Short arc welding involves the wire electrode dipping into the weld pool, creating a short circuit and melting off in small droplets. Spray arc welding, on the other hand, uses higher voltage and amperage, forcing the molten metal to transfer across the arc in a fine spray of tiny droplets. Spray arc is typically used for thicker materials and offers higher deposition rates.
Can I use short arc welding for aluminum?
While short arc welding is primarily used for steel, it can be adapted for aluminum with specific equipment and consumables. However, spray transfer is often preferred for aluminum due to its ability to handle the material’s lower melting point and high thermal conductivity more effectively.

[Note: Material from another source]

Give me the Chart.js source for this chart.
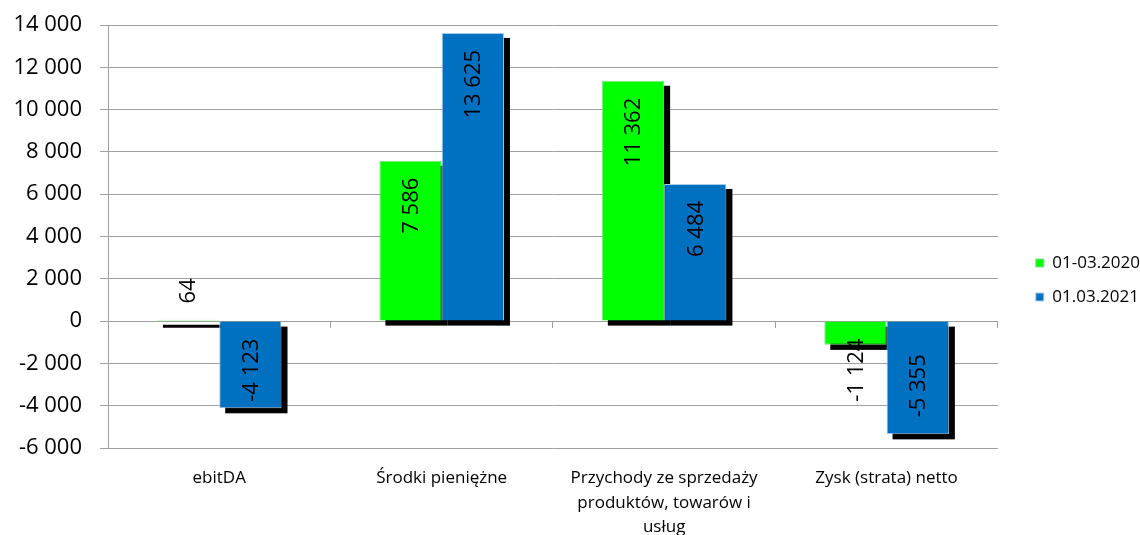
<!DOCTYPE html>
<html>
<head>
<meta charset="utf-8">
<script src="https://cdn.jsdelivr.net/npm/chart.js@4/dist/chart.umd.min.js"></script>
<style>
    html, body { margin: 0; padding: 0; background: #fff; }
    #wrap { width: 1140px; height: 535px; }
</style>
</head>
<body>
<div id="wrap"><canvas id="chartWyniki"></canvas></div>
<script>
const categories = [
    "ebitDA",
    "Środki pieniężne",
    ["Przychody ze sprzedaży", "produktów, towarów i", "usług"],
    "Zysk (strata) netto",
];
const series2020 = [64, 7586, 11362, -1124];
const series2021 = [-4123, 13625, 6484, -5355];
const seriesNames = ["01-03.2020", "01.03.2021"];
const yTicks = [-6000, -4000, -2000, 0, 2000, 4000, 6000, 8000, 10000, 12000, 14000];

const FONT = "'Open Sans', 'Noto Sans', sans-serif";
const GRID = "#a0a0a0";

// 13625 -> "13 625"
function fmt(v) {
    const s = String(Math.abs(v)).replace(/\B(?=(\d{3})+(?!\d))/g, " ");
    return (v < 0 ? "-" : "") + s;
}

// black offset shadow behind bars + rotated value labels
const barExtras = {
    id: "barExtras",
    beforeDatasetsDraw: (chart) => {
        const ctx = chart.ctx;
        ctx.save();
        ctx.fillStyle = "#000";
        chart.data.datasets.forEach((ds, i) => {
            chart.getDatasetMeta(i).data.forEach((bar) => {
                const top = Math.min(bar.y, bar.base);
                const h = Math.max(Math.abs(bar.base - bar.y), 3);
                ctx.fillRect(bar.x - bar.width / 2 + 6, top + 5, bar.width, h);
            });
        });
        ctx.restore();
    },
    afterDatasetsDraw: (chart) => {
        const ctx = chart.ctx;
        ctx.save();
        ctx.font = "22px " + FONT;
        ctx.fillStyle = "#000";
        ctx.textAlign = "left";
        ctx.textBaseline = "middle";
        const gap = 17;
        chart.data.datasets.forEach((ds, i) => {
            chart.getDatasetMeta(i).data.forEach((bar, j) => {
                const v = ds.data[j];
                const txt = fmt(v);
                const w = ctx.measureText(txt).width;
                const len = Math.abs(bar.base - bar.y);
                let start;
                if (len >= w + 2 * gap) {
                    // inside end
                    start = v >= 0 ? bar.y + gap + w : bar.y - gap;
                } else {
                    // too short: start from the base
                    start = v >= 0 ? bar.base - gap : bar.base + gap + w;
                }
                ctx.save();
                ctx.translate(bar.x + 1, start);
                ctx.rotate(-Math.PI / 2);
                ctx.fillText(txt, 0, 0);
                ctx.restore();
            });
        });
        ctx.restore();
    },
};

const ctx = document.getElementById("chartWyniki").getContext("2d");
const chartWyniki = new Chart(ctx, {
    type: "bar",
    data: {
        labels: categories,
        datasets: [
            {
                label: seriesNames[0],
                data: series2020,
                backgroundColor: "#00ff00",
                borderColor: "#80e080",
                borderWidth: 1,
                barPercentage: 1,
                categoryPercentage: 0.56,
            },
            {
                label: seriesNames[1],
                data: series2021,
                backgroundColor: "#0070c0",
                borderColor: "#a9cbe8",
                borderWidth: 1,
                barPercentage: 1,
                categoryPercentage: 0.56,
            },
        ],
    },
    options: {
        responsive: true,
        maintainAspectRatio: false,
        animation: false,
        layout: {
            padding: { top: 25, left: 0, right: -10, bottom: 0 },
        },
        plugins: {
            tooltip: { enabled: false },
            legend: {
                position: "right",
                labels: {
                    boxWidth: 8,
                    boxHeight: 8,
                    padding: 17,
                    color: "#000",
                    font: { family: FONT, size: 17 },
                },
            },
        },
        scales: {
            x: {
                grid: { display: false, drawTicks: false },
                border: { display: false },
                ticks: {
                    color: "#000",
                    padding: 18,
                    maxRotation: 0,
                    autoSkip: false,
                    font: { family: FONT, size: 17, lineHeight: 1.45 },
                },
                afterFit: (scale) => {
                    scale.height = 87;
                },
            },
            x2: {
                type: "category",
                position: { y: 0 },
                labels: categories,
                offset: true,
                grid: {
                    offset: true,
                    drawOnChartArea: false,
                    drawTicks: true,
                    tickLength: 6,
                    color: GRID,
                },
                border: { display: true, color: GRID },
                ticks: { display: false },
            },
            y: {
                min: -6000,
                max: 14000,
                afterBuildTicks: (scale) => {
                    scale.ticks = yTicks.map((v) => ({ value: v }));
                },
                grid: { color: GRID, tickLength: 8 },
                border: { color: GRID },
                ticks: {
                    color: "#000",
                    padding: 18,
                    font: { family: FONT, size: 22 },
                    callback: (value) => fmt(value),
                },
                afterFit: (scale) => {
                    scale.width = 108;
                    scale.paddingTop = 0;
                    scale.paddingBottom = 0;
                },
            },
            // empty spacer between plot and legend
            yGap: {
                type: "linear",
                position: "right",
                grid: { display: false },
                border: { display: false },
                ticks: { display: false },
                afterFit: (scale) => {
                    scale.width = 21;
                },
            },
        },
    },
    plugins: [barExtras],
});
</script>
</body>
</html>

You’ll need a spool gun for aluminum to prevent the soft wire from bird-nesting.
What’s the ideal travel speed for short arc welding?
There’s no single ideal travel speed, as it depends heavily on material thickness, joint type, and your specific settings. Generally, you want to move fast enough to avoid burn-through on thin materials but slow enough to allow the weld pool to form properly and achieve good fusion. Listen to the arc and watch the weld pool for cues.
How do I know if my short arc settings are correct?
You’ll know your settings are correct when you hear a consistent, crackling hiss from the arc and see a small, well-formed weld pool that progresses smoothly along the joint. There should be minimal spatter, and the weld bead should be uniform in width and height.
Final Thoughts: Embrace the Control
Short arc welding is a fundamental skill for any DIYer or hobbyist working with metal. Its control, cleanliness, and versatility make it an invaluable technique for a wide range of projects.
Don’t be afraid to experiment with your welder’s settings on scrap material. Practice makes perfect, and understanding the relationship between voltage, wire speed, and travel speed will quickly elevate your welding abilities.
So, grab your MIG welder, fire up that shielding gas, and start laying down some clean, strong beads. You’ll be amazed at the quality of work you can achieve with a little practice and understanding of short arc welding.